SWÄRD, P. et al. Association between circulating furin levels, obesity and pro-inflammatory markers in children. Acta Paediatr. Jan. 2021 [Epub ahead of print]. Doi: 10.1111/apa.15774. Disponível em: https://pubmed.ncbi.nlm.nih.gov/33486829/
Hoje sabe-se que a obesidade é o segundo maior fator de risco para a gravidade da doença por coronavírus, atrás apenas da idade. O artigo investiga associações entre níveis séricos de furina, obesidade, sobrepeso, gordura corporal, triglicerídeos e marcadores pró-inflamatórios de tecido adiposo ou inflamação sistêmica em uma coorte de crianças, de base populacional sueca. O estudo prospectivo POP (The Pediatric Osteoporosis Prevention) incluiu crianças de quatro comunidades próximas entre si e com nível socioeconômico similar. Participaram 349 crianças, sendo 192 meninos, com idade média de 7,7 anos. Quando atingiram os 9,9 anos de idade, 173 crianças forneceram amostras de sangue venoso para exames, sendo 166 resultados elegíveis para estudo.
Aferiu-se peso, altura e foi calculado o Índice de Massa Corporal (IMC = peso em kg / altura em metros2). Conforme os valores do IMC, as crianças foram classificadas em peso baixo a normal, sobrepeso, ou obesas, de acordo com o IOTF (International Obesity Task Force BMI cut-offs). A massa de gordura corporal total, a massa de gordura do tronco e o total de massa magra corporal foram aferidos por DXA (dual energy X-ray absorptiometry).
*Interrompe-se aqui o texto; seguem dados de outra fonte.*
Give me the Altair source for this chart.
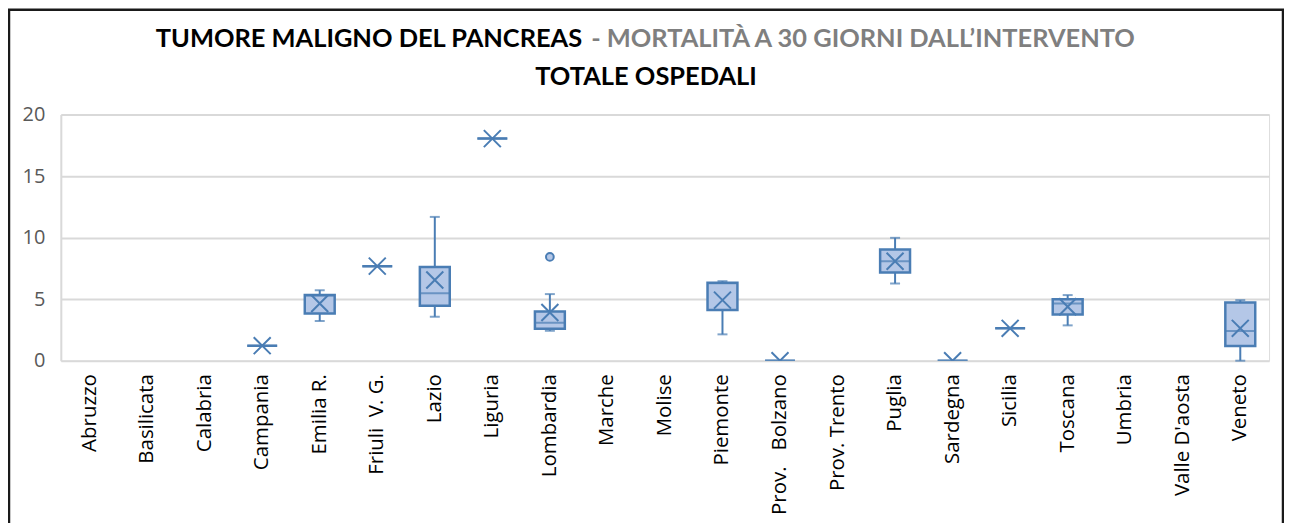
import altair as alt
import pandas as pd

NB = "\u00a0"
regions = ["Abruzzo", "Basilicata", "Calabria", "Campania", "Emilia R.", "Friuli" + NB + " V. G.",
           "Lazio", "Liguria", "Lombardia", "Marche", "Molise", "Piemonte",
           "Prov." + NB + NB + " Bolzano", "Prov. Trento", "Puglia", "Sardegna", "Sicilia",
           "Toscana", "Umbria", "Valle D'aosta", "Veneto"]
N = None
whisker_low = [N, N, N, N, 3.22, N, 3.57, N, 2.43, N, N, 2.14, N, N, 6.27, N, N, 2.87, N, N, 0.0]
q1 =          [N, N, N, 1.22, 3.84, 7.68, 4.46, 18.04, 2.60, N, N, 4.11, 0.0, N, 7.17, 0.0, 2.63, 3.76, N, N, 1.19]
median =      [N, N, N, 1.22, 5.30, 7.68, 5.47, 18.04, 3.08, N, N, 6.30, 0.0, N, 8.08, 0.0, 2.63, 4.65, N, N, 2.41]
q3 =          [N, N, N, 1.22, 5.33, 7.68, 7.62, 18.04, 4.00, N, N, 6.33, 0.0, N, 9.03, 0.0, 2.63, 5.00, N, N, 4.73]
whisker_high = [N, N, N, N, 5.73, N, 11.68, N, 5.41, N, N, 6.46, N, N, 9.98, N, N, 5.33, N, N, 4.92]
mean =        [N, N, N, 1.22, 4.65, 7.68, 6.55, 18.04, 3.92, N, N, 4.92, 0.0, N, 8.08, 0.0, 2.63, 4.38, N, N, 2.63]
outlier_region = ["Lombardia"]
outlier_value = [8.43]

title_black = "TUMORE MALIGNO DEL PANCREAS"
title_gray = "- MORTALITÀ A 30 GIORNI DALL\u2019INTERVENTO"
title_line2 = "TOTALE OSPEDALI"
y_ticks = [0, 5, 10, 15, 20]

df = pd.DataFrame({"region": regions, "lo": whisker_low, "q1": q1, "med": median,
                   "q3": q3, "hi": whisker_high, "mean": mean})
out_df = pd.DataFrame({"region": outlier_region, "value": outlier_value})

W, H = 1212, 247
STROKE = "#4a7db4"
FILL = "#b4c7e7"
TFONT = "Lato"
LFONT = "Open Sans"
TSIZE = 25.5

xenc = alt.X("region:N", sort=regions, scale=alt.Scale(domain=regions, paddingInner=0, paddingOuter=0),
             axis=alt.Axis(title=None, labelAngle=-90, labelFont=LFONT, labelFontSize=20.5,
                           labelColor="#000000", domain=False, ticks=False, labelPadding=13,
                           grid=False))
yscale = alt.Scale(domain=[0, 20], nice=False, zero=True)
yaxis = alt.Axis(title=None, values=y_ticks, labelFont=LFONT, labelFontSize=20,
                 labelColor="#595959", ticks=False, domain=True, domainColor="#d9d9d9",
                 domainWidth=2, gridColor="#d9d9d9", gridWidth=2, labelPadding=16)

base = alt.Chart(df)

whisk = base.mark_rule(color=STROKE, strokeWidth=2).encode(
    x=xenc, y=alt.Y("lo:Q", scale=yscale, axis=yaxis), y2="hi:Q")
cap_lo = base.mark_tick(color=STROKE, thickness=2, size=10, orient="horizontal").encode(
    x=xenc, y=alt.Y("lo:Q", scale=yscale))
cap_hi = base.mark_tick(color=STROKE, thickness=2, size=10, orient="horizontal").encode(
    x=xenc, y=alt.Y("hi:Q", scale=yscale))
box = base.mark_bar(size=30, fill=FILL, stroke=STROKE, strokeWidth=2.5, clip=True).encode(
    x=xenc, y=alt.Y("q1:Q", scale=yscale), y2="q3:Q")
med = base.mark_tick(color=STROKE, thickness=2, size=30, orient="horizontal", clip=True).encode(
    x=xenc, y=alt.Y("med:Q", scale=yscale))
xshape = "M-1,-1L1,1M1,-1L-1,1"
mn = base.mark_point(shape=xshape, size=290, strokeWidth=2, color=STROKE, filled=False,
                     opacity=1, clip=True).encode(x=xenc, y=alt.Y("mean:Q", scale=yscale))
outl = alt.Chart(out_df).mark_point(shape="circle", size=60, strokeWidth=2, color=STROKE,
                                    fill=FILL, filled=False, opacity=1).encode(
    x=alt.X("region:N", sort=regions, scale=alt.Scale(domain=regions)),
    y=alt.Y("value:Q", scale=yscale))

split = 523
t1 = alt.Chart(pd.DataFrame({"t": [title_black]})).mark_text(
    font=TFONT, fontWeight="bold", fontSize=TSIZE, color="#000000", align="right", baseline="middle"
).encode(text="t:N", x=alt.value(split), y=alt.value(-76))
t2 = alt.Chart(pd.DataFrame({"t": [title_gray]})).mark_text(
    font=TFONT, fontWeight="bold", fontSize=TSIZE, color="#7f7f7f", align="left", baseline="middle"
).encode(text="t:N", x=alt.value(split + 9), y=alt.value(-76))
t3 = alt.Chart(pd.DataFrame({"t": [title_line2]})).mark_text(
    font=TFONT, fontWeight="bold", fontSize=TSIZE, color="#000000", align="center", baseline="middle"
).encode(text="t:N", x=alt.value(587), y=alt.value(-38))

frame = alt.Chart(pd.DataFrame({"k": [1]})).mark_rect(
    fill=None, stroke="#1a1a1a", strokeWidth=2.5, clip=False
).encode(x=alt.value(-52), x2=alt.value(W + 14), y=alt.value(-105), y2=alt.value(H + 200))

chart = alt.layer(whisk, cap_lo, cap_hi, box, med, mn, outl, t1, t2, t3, frame).properties(
    width=W, height=H,
    autosize=alt.AutoSizeParams(type="none"),
    padding={"left": 53, "top": 106, "right": 15, "bottom": 162},
).configure_view(stroke=None).configure(background="white")

chart.save("out.html", embed_options={"renderer": "svg", "actions": False})
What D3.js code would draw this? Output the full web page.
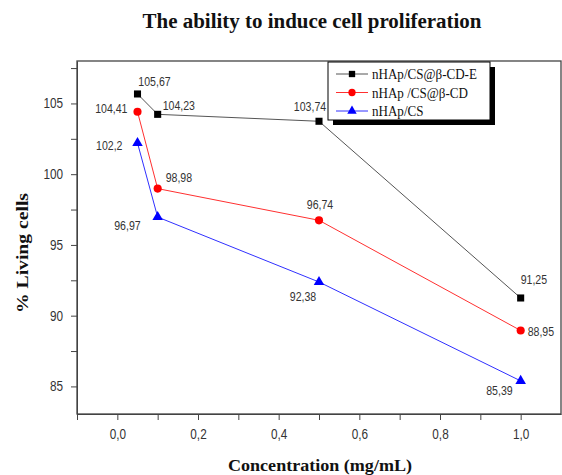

Foram dosados laboratorialmente Proteína C Reativa ultrassensível (PCRus), triglicerídeos, furina, leptina, proteína de ligação a ácidos graxos (adipocyte fatty acid binding protein →A-FABP), interleucinas IL6 e IL8. Todos esses marcadores podem estar alterados na vigência de uma inflamação sistêmica e estão associados com aumento do risco de resistência à insulina, com diabetes mellitus tipo 2 e com a progressão da aterosclerose.
A enzima furina é uma protease encontrada em grande quantidade no tecido pulmonar e é usada na clivagem de proteínas. Estudos sugerem que o SARS-Cov-2 usa esse caminho para remodelar suas principais proteínas virais e entrar nas células humanas. Quando essa enzima está em maior quantidade que o habitual ocorre uma capacidade maior de infectar células e do vírus fazer cópias de si mesmo. Níveis circulantes de furina em adultos de meia idade estão positivamente correlacionados com o IMC, com a síndrome metabólica e com um aumento da mortalidade e do risco de diabetes. Seus níveis estão ainda positivamente associados com os níveis de glicose, insulina e colesterol LDL, e negativamente com aos níveis de colesterol HDL.
Estatisticamente foi usada a correlação parcial de Pearson ajustada para idade e sexo, para investigar correlações entre níveis séricos de furina, a antropometria e outros marcadores séricos.
Constatou-se que os níveis circulantes de furina foram mais elevados em crianças com obesidade (62%) e sobrepeso (15%), em comparação com aquelas de peso baixo a normal. Houve correlações positivas entre furina circulante, IMC, massa de gordura corporal total, massa de gordura do tronco, percentual de gordura corporal, triglicerídeos, adipocinas (A-FABP e leptina) e marcadores pró-inflamatórios (IL-6 e PCRus). Não se observou correlações estatisticamente significativas entre furina e IL-8.
A obesidade leva o organismo a um processo inflamatório crônico, o que reduz as defesas contra o vírus. Além disso, as células gordurosas têm uma tendência a capturar os vírus da COVID-19 e mantê-los presos na corrente sanguínea por mais tempo. Isso prolonga o tempo de infecção nos pacientes obesos. Frequentemente pacientes obesos têm menor capacidade respiratória (apnéia do sono, maior cansaço, etc.), aumentando a probabilidade de evolução para quadros respiratórios mais graves.
Os resultados do presente estudo sugerem que níveis mais elevados de furina circulante podem ser uma ligação entre obesidade, entrada do vírus nas células pulmonares e COVID-19 grave em crianças.